Research provides new way of looking at rain forests

The financial health of utility companies and the survival of tropical rain forests don’t look like related issues. But are they?

The Southern Company is spending $300,000 to find out. The company believes the money, awarded to the Smithsonian Tropical Research Institute, will help researchers learn more about how trees absorb carbon dioxide, storing it away as wood fiber -- and whether this process can offset carbon dioxide emissions from power plants thousands of miles away.

Such data could be of enormous use to an industry wrestling with how to control carbon dioxide emissions while avoiding costly control measures that can impede economic development.

"If absorption of carbon dioxide by trees is quantifiable, we should be able to come up with a formula saying something like, ‘X number of trees equals Y pounds of carbon dioxide eliminated,’ " said Bob Woodall, The Southern Company’s vice president of environmental policy. "That’s oversimplifying the formula, but it’s basically how the concept would work."

Tree planting already is popular with utilities seeking to show their environmental good will. Hard data about the value those trees have in "sequestering" -- that is, removing -- carbon dioxide from the air would help utilities show just how much of a contribution those newly planted trees are making.

It’s not new science. Researchers know that trees absorb carbon dioxide, and for years have had a rough idea of how much is absorbed and converted to wood fiber. More precise numbers are needed, however, if utilities want to show a direct relationship between emissions and the planting or preservation of trees.

Such enhanced data also could place new value on the rain forests, which have been shrinking in parts of the world.

The study, funded by The Southern Company in October 1994, will continue through 1997 in Panama, Ecuador, Sri Lanka, and other parts of a worldwide network of research sites overseen by the Institute’s Center for Tropical Forest Science. While looking at the long-term benefits of tropical forests, the Smithsonian scientists will try to determine whether an economic argument can be made for preserving rain forests because of their carbon sequestration abilities. A team of Harvard economists will help with the study.

Theodore Panayotou, director of the International Environment Program at Harvard University’s Institute for International Development, believes carbon sequestration has been grossly undervalued, and plans to test his theory with data obtained in the study.

He has rough numbers already. There are three basic uses of rain forests, he said: You can clear them for agriculture, you can use them for controlled, sustainable timber production, or you can preserve them.
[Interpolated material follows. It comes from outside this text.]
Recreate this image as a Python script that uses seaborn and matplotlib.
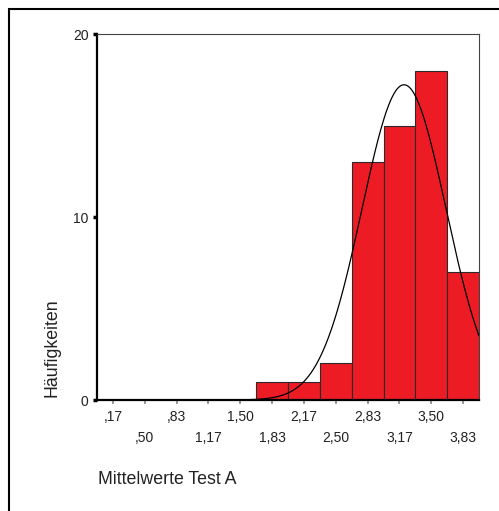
import numpy as np
import pandas as pd
import matplotlib
matplotlib.use("Agg")
import matplotlib.pyplot as plt
import seaborn as sns
from matplotlib.patches import Rectangle

# bin centers (Mittelwerte) and counts
bin_centers = [0.1667, 0.5, 0.8333, 1.1667, 1.5, 1.8333, 2.1667, 2.5, 2.8333, 3.1667, 3.5, 3.8333]
counts = [0, 0, 0, 0, 0, 1, 1, 2, 13, 15, 18, 7]
tick_labels = [",17", ",50", ",83", "1,17", "1,50", "1,83", "2,17", "2,50", "2,83", "3,17", "3,50", "3,83"]
bin_width = 1 / 3

# normal curve parameters
curve_mean = 3.215
curve_sd = 0.44

sns.set_style("white")
plt.rcParams["font.family"] = ["Liberation Sans", "DejaVu Sans"]

fig = plt.figure(figsize=(4.99, 5.11), dpi=100)
ax = fig.add_axes([97 / 499, 1 - 400 / 511, 382 / 499, 366 / 511])

df = pd.DataFrame({"wert": bin_centers, "n": counts})
lo = bin_centers[0] - bin_width / 2
hi = bin_centers[-1] + bin_width / 2
sns.histplot(data=df, x="wert", weights="n", binwidth=bin_width, binrange=(lo, hi), ax=ax,
             color="#ED1C24", alpha=1, edgecolor="#2a2a2a", linewidth=0.8)

# normal curve scaled to counts
n = sum(counts)
xs = np.linspace(1.6, hi, 300)
ys = n * bin_width / (curve_sd * np.sqrt(2 * np.pi)) * np.exp(-0.5 * ((xs - curve_mean) / curve_sd) ** 2)
ax.plot(xs, ys, color="black", lw=0.9)

ax.set_xlim(lo, hi)
ax.set_ylim(0, 20)
ax.set_yticks([0, 10, 20])
ax.set_yticklabels(["0", "10", "20"], fontsize=10, color="#222222")
ax.set_xticks(bin_centers)
ax.set_xticklabels(tick_labels, fontsize=10, color="#222222")
ax.set_xlabel("")
ax.set_ylabel("")

ax.tick_params(axis="y", direction="out", length=3, width=2.5, color="black", pad=3, left=True)
ax.tick_params(axis="x", direction="out", length=3, width=1.2, color="#888888", pad=4, bottom=True)
for i, tick in enumerate(ax.xaxis.get_major_ticks()):
    if i % 2 == 1:
        tick.set_pad(19)

for side in ["left", "bottom"]:
    ax.spines[side].set_color("black")
    ax.spines[side].set_linewidth(1.6)
for side in ["top", "right"]:
    ax.spines[side].set_visible(True)
    ax.spines[side].set_color("#444444")
    ax.spines[side].set_linewidth(0.8)

fig.text(52 / 499, 1 - 348 / 511, "Häufigkeiten", rotation=90, ha="center", va="center",
         fontsize=12.8, color="#222222")
fig.text(98 / 499, 1 - 480 / 511, "Mittelwerte Test A", ha="left", va="center",
         fontsize=12.8, color="#222222")

# outer frame (left and top edges visible)
fig.add_artist(Rectangle((9 / 499, -0.2), 1.2, 1.2 - 9 / 511, transform=fig.transFigure,
                         fill=False, edgecolor="black", linewidth=1.5))

fig.savefig("out.png", dpi=100)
Without carbon sequestration numbers, the economic value of a rain forest seems in most cases to lie in clearing the land for agriculture and selling the wood. His research shows land conversion is worth about $3,000 a hectare, compared to $2,000 a hectare for sustainable timber use and $1,500 a hectare for preservation, which covers the value of soil and water conservation, tourism, and biodiversity, as well as other environmental factors.

But those figures don’t account for the value of carbon sequestration in a world increasingly worried about the potential impact of greenhouse gases. Carbon sequestration alone is worth about $3,000 a hectare, Panayotou theorizes, bringing the value of preservation to $4,500 a hectare.

"It turns out carbon sequestration is the dominant value," Panayotou said. Definite proof of that value could lead to bottom-line results for utilities. Electric utilities are dealing with the issue at a time when demand for electricity -- and consequently, carbon dioxide emissions -- is increasing.

The Southern Company (NYSE:SO) is the parent firm of five electric utilities: Alabama Power, Georgia Power, Gulf Power, Mississippi Power, and Savannah Electric. Other subsidiaries include Southern Electric International, Southern Nuclear, and Southern Company Services. The Southern Company’s common stock is one of the 20 most widely held corporate stocks in America.

Reduction of carbon dioxide emissions now comes by finding ways to reduce demand or switching to lower carbon fuels, which generally are more expensive and sometimes unavailable. Both methods bring added costs, a serious problem for an industry also facing increasing competitiveness.

The project also could help utilities comply with voluntary or government mandated restrictions on carbon dioxide emissions. Data from the Smithsonian even could lead to a system of utility credits for forest preservation and tree planting, similar to the sulfur dioxide allowance trading system now in use as a means of combating acid rain, Woodall said.

Big questions remain beyond this study, however. What trees, or mix of trees, work best? Which is better, preserving old forests or planting new ones?

The answers aren’t simple. Many conservation groups favor preservation of mature forests. Others favor replanting abandoned land.

"It’s not traditional to think of corporations as environmental activists. But in this case we’re looking at some fairly traditional environmental issues," Woodall said. "As we begin to get new data out of this study, utilities could become a major force in the greening of the planet."